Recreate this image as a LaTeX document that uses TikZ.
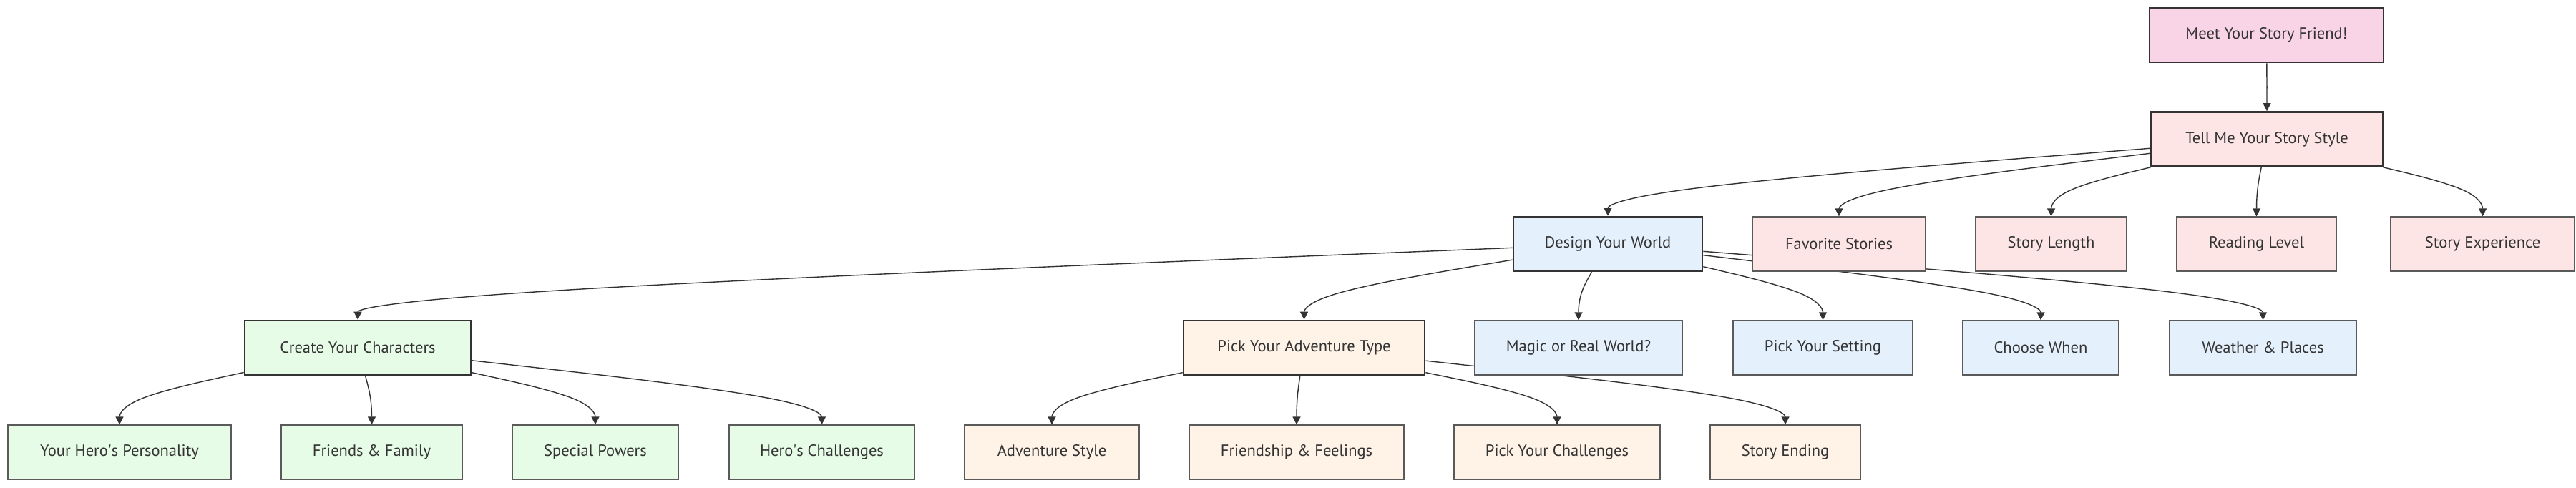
\documentclass[tikz,border=0pt]{standalone}
\usepackage{fontspec}
\setmainfont{PT Sans}
\usepackage{tikz}
\usetikzlibrary{arrows.meta}
\usetikzlibrary{calc}
\usetikzlibrary{backgrounds}

\definecolor{ink}{HTML}{333333}
\definecolor{leafline}{HTML}{5A5A5A}
\definecolor{pinkA}{HTML}{F9D4E6}
\definecolor{redA}{HTML}{FDE5E6}
\definecolor{blueA}{HTML}{E4F1FD}
\definecolor{greenA}{HTML}{E6FCE6}
\definecolor{orangeA}{HTML}{FFF2E6}

% curved link from parent #1 to the top of child #2
\newcommand*\flowlink[2]{%
  \coordinate (mid) at ($(#2.north)+(0,-35)$);
  \path (#1) -- coordinate[pos=0] (start) (mid);
  \draw[link] (start) -- ($(start)!0.16667!(mid)$)
    .. controls ($(start)!0.33333!(mid)$) and ($(start)!0.66667!(mid)$)
    .. ($0.16667*(start)+0.66667*(mid)+0.16667*(#2.north)$)
    .. controls ($(mid)!0.33333!(#2.north)$) and ($(mid)!0.66667!(#2.north)$)
    .. (#2.north);}

\tikzset{
  box/.style={draw=leafline, line width=1.3pt, minimum height=76pt, inner sep=0pt,
    text=ink, font=\fontsize{22.5}{27}\selectfont},
  mainbox/.style={box, draw=ink, line width=2.6pt},
  link/.style={draw=ink, line width=1.4pt, -{Triangle[length=11pt,width=11pt]}}
}

\begin{document}
\begin{tikzpicture}[x=1pt, y=-1pt]
    \useasboundingbox (0,0) rectangle (3600,681);

    % Define nodes
    \node (meet) [mainbox, fill=pinkA, minimum width=327pt] at (3167.5,49) {Meet Your Story Friend!};
    \node (tell) [mainbox, fill=redA, minimum width=324pt] at (3168,194.5) {Tell Me Your Story Style};

    \node (design) [mainbox, fill=blueA, minimum width=264pt] at (2247,341) {Design Your World};
    \node (favorite) [box, fill=redA, minimum width=242pt] at (2570,341) {Favorite Stories};
    \node (length) [box, fill=redA, minimum width=211pt] at (2866.5,341) {Story Length};
    \node (reading) [box, fill=redA, minimum width=223pt] at (3153.5,341) {Reading Level};
    \node (experience) [box, fill=redA, minimum width=257pt] at (3469.5,341) {Story Experience};

    \node (create) [mainbox, fill=greenA, minimum width=316pt] at (500,486) {Create Your Characters};
    \node (adventure) [mainbox, fill=orangeA, minimum width=337pt] at (1822.5,486) {Pick Your Adventure Type};
    \node (magic) [box, fill=blueA, minimum width=290pt] at (2206,486) {Magic or Real World?};
    \node (setting) [box, fill=blueA, minimum width=251pt] at (2547.5,486) {Pick Your Setting};
    \node (when) [box, fill=blueA, minimum width=218pt] at (2852,486) {Choose When};
    \node (weather) [box, fill=blueA, minimum width=261pt] at (3162.5,486) {Weather \& Places};

    \node (personality) [box, fill=greenA, minimum width=312pt] at (167,632) {Your Hero\textquotesingle s Personality};
    \node (friends) [box, fill=greenA, minimum width=253pt] at (519.5,632) {Friends \& Family};
    \node (powers) [box, fill=greenA, minimum width=232pt] at (832,632) {Special Powers};
    \node (herochal) [box, fill=greenA, minimum width=259pt] at (1148.5,632) {Hero\textquotesingle s Challenges};
    \node (advstyle) [box, fill=orangeA, minimum width=244pt] at (1470,632) {Adventure Style};
    \node (feelings) [box, fill=orangeA, minimum width=300pt] at (1812,632) {Friendship \& Feelings};
    \node (pickchal) [box, fill=orangeA, minimum width=288pt] at (2176,632) {Pick Your Challenges};
    \node (ending) [box, fill=orangeA, minimum width=210pt] at (2495,632) {Story Ending};

    % Draw arrows
    \begin{scope}[on background layer]
    \flowlink{meet}{tell}
    \flowlink{tell}{design}
    \flowlink{tell}{favorite}
    \flowlink{tell}{length}
    \flowlink{tell}{reading}
    \flowlink{tell}{experience}
    \flowlink{design}{create}
    \flowlink{design}{adventure}
    \flowlink{design}{magic}
    \flowlink{design}{setting}
    \flowlink{design}{when}
    \flowlink{design}{weather}
    \flowlink{create}{personality}
    \flowlink{create}{friends}
    \flowlink{create}{powers}
    \flowlink{create}{herochal}
    \flowlink{adventure}{advstyle}
    \flowlink{adventure}{feelings}
    \flowlink{adventure}{pickchal}
    \flowlink{adventure}{ending}
    \end{scope}

\end{tikzpicture}
\end{document}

### THE PROBLEM
Return the listing above in full and without alteration, excluding its pictures.

### OUTPUT OF THE TASK
Recreate this image as a LaTeX document that uses TikZ.
\documentclass[tikz,border=0pt]{standalone}
\usepackage{fontspec}
\setmainfont{PT Sans}
\usepackage{tikz}
\usetikzlibrary{arrows.meta}
\usetikzlibrary{calc}
\usetikzlibrary{backgrounds}

\definecolor{ink}{HTML}{333333}
\definecolor{leafline}{HTML}{5A5A5A}
\definecolor{pinkA}{HTML}{F9D4E6}
\definecolor{redA}{HTML}{FDE5E6}
\definecolor{blueA}{HTML}{E4F1FD}
\definecolor{greenA}{HTML}{E6FCE6}
\definecolor{orangeA}{HTML}{FFF2E6}

% curved link from parent #1 to the top of child #2
\newcommand*\flowlink[2]{%
  \coordinate (mid) at ($(#2.north)+(0,-35)$);
  \path (#1) -- coordinate[pos=0] (start) (mid);
  \draw[link] (start) -- ($(start)!0.16667!(mid)$)
    .. controls ($(start)!0.33333!(mid)$) and ($(start)!0.66667!(mid)$)
    .. ($0.16667*(start)+0.66667*(mid)+0.16667*(#2.north)$)
    .. controls ($(mid)!0.33333!(#2.north)$) and ($(mid)!0.66667!(#2.north)$)
    .. (#2.north);}

\tikzset{
  box/.style={draw=leafline, line width=1.3pt, minimum height=76pt, inner sep=0pt,
    text=ink, font=\fontsize{22.5}{27}\selectfont},
  mainbox/.style={box, draw=ink, line width=2.6pt},
  link/.style={draw=ink, line width=1.4pt, -{Triangle[length=11pt,width=11pt]}}
}

\begin{document}
\begin{tikzpicture}[x=1pt, y=-1pt]
    \useasboundingbox (0,0) rectangle (3600,681);

    % Define nodes
    \node (meet) [mainbox, fill=pinkA, minimum width=327pt] at (3167.5,49) {Meet Your Story Friend!};
    \node (tell) [mainbox, fill=redA, minimum width=324pt] at (3168,194.5) {Tell Me Your Story Style};

    \node (design) [mainbox, fill=blueA, minimum width=264pt] at (2247,341) {Design Your World};
    \node (favorite) [box, fill=redA, minimum width=242pt] at (2570,341) {Favorite Stories};
    \node (length) [box, fill=redA, minimum width=211pt] at (2866.5,341) {Story Length};
    \node (reading) [box, fill=redA, minimum width=223pt] at (3153.5,341) {Reading Level};
    \node (experience) [box, fill=redA, minimum width=257pt] at (3469.5,341) {Story Experience};

    \node (create) [mainbox, fill=greenA, minimum width=316pt] at (500,486) {Create Your Characters};
    \node (adventure) [mainbox, fill=orangeA, minimum width=337pt] at (1822.5,486) {Pick Your Adventure Type};
    \node (magic) [box, fill=blueA, minimum width=290pt] at (2206,486) {Magic or Real World?};
    \node (setting) [box, fill=blueA, minimum width=251pt] at (2547.5,486) {Pick Your Setting};
    \node (when) [box, fill=blueA, minimum width=218pt] at (2852,486) {Choose When};
    \node (weather) [box, fill=blueA, minimum width=261pt] at (3162.5,486) {Weather \& Places};

    \node (personality) [box, fill=greenA, minimum width=312pt] at (167,632) {Your Hero\textquotesingle s Personality};
    \node (friends) [box, fill=greenA, minimum width=253pt] at (519.5,632) {Friends \& Family};
    \node (powers) [box, fill=greenA, minimum width=232pt] at (832,632) {Special Powers};
    \node (herochal) [box, fill=greenA, minimum width=259pt] at (1148.5,632) {Hero\textquotesingle s Challenges};
    \node (advstyle) [box, fill=orangeA, minimum width=244pt] at (1470,632) {Adventure Style};
    \node (feelings) [box, fill=orangeA, minimum width=300pt] at (1812,632) {Friendship \& Feelings};
    \node (pickchal) [box, fill=orangeA, minimum width=288pt] at (2176,632) {Pick Your Challenges};
    \node (ending) [box, fill=orangeA, minimum width=210pt] at (2495,632) {Story Ending};

    % Draw arrows
    \begin{scope}[on background layer]
    \flowlink{meet}{tell}
    \flowlink{tell}{design}
    \flowlink{tell}{favorite}
    \flowlink{tell}{length}
    \flowlink{tell}{reading}
    \flowlink{tell}{experience}
    \flowlink{design}{create}
    \flowlink{design}{adventure}
    \flowlink{design}{magic}
    \flowlink{design}{setting}
    \flowlink{design}{when}
    \flowlink{design}{weather}
    \flowlink{create}{personality}
    \flowlink{create}{friends}
    \flowlink{create}{powers}
    \flowlink{create}{herochal}
    \flowlink{adventure}{advstyle}
    \flowlink{adventure}{feelings}
    \flowlink{adventure}{pickchal}
    \flowlink{adventure}{ending}
    \end{scope}

\end{tikzpicture}
\end{document}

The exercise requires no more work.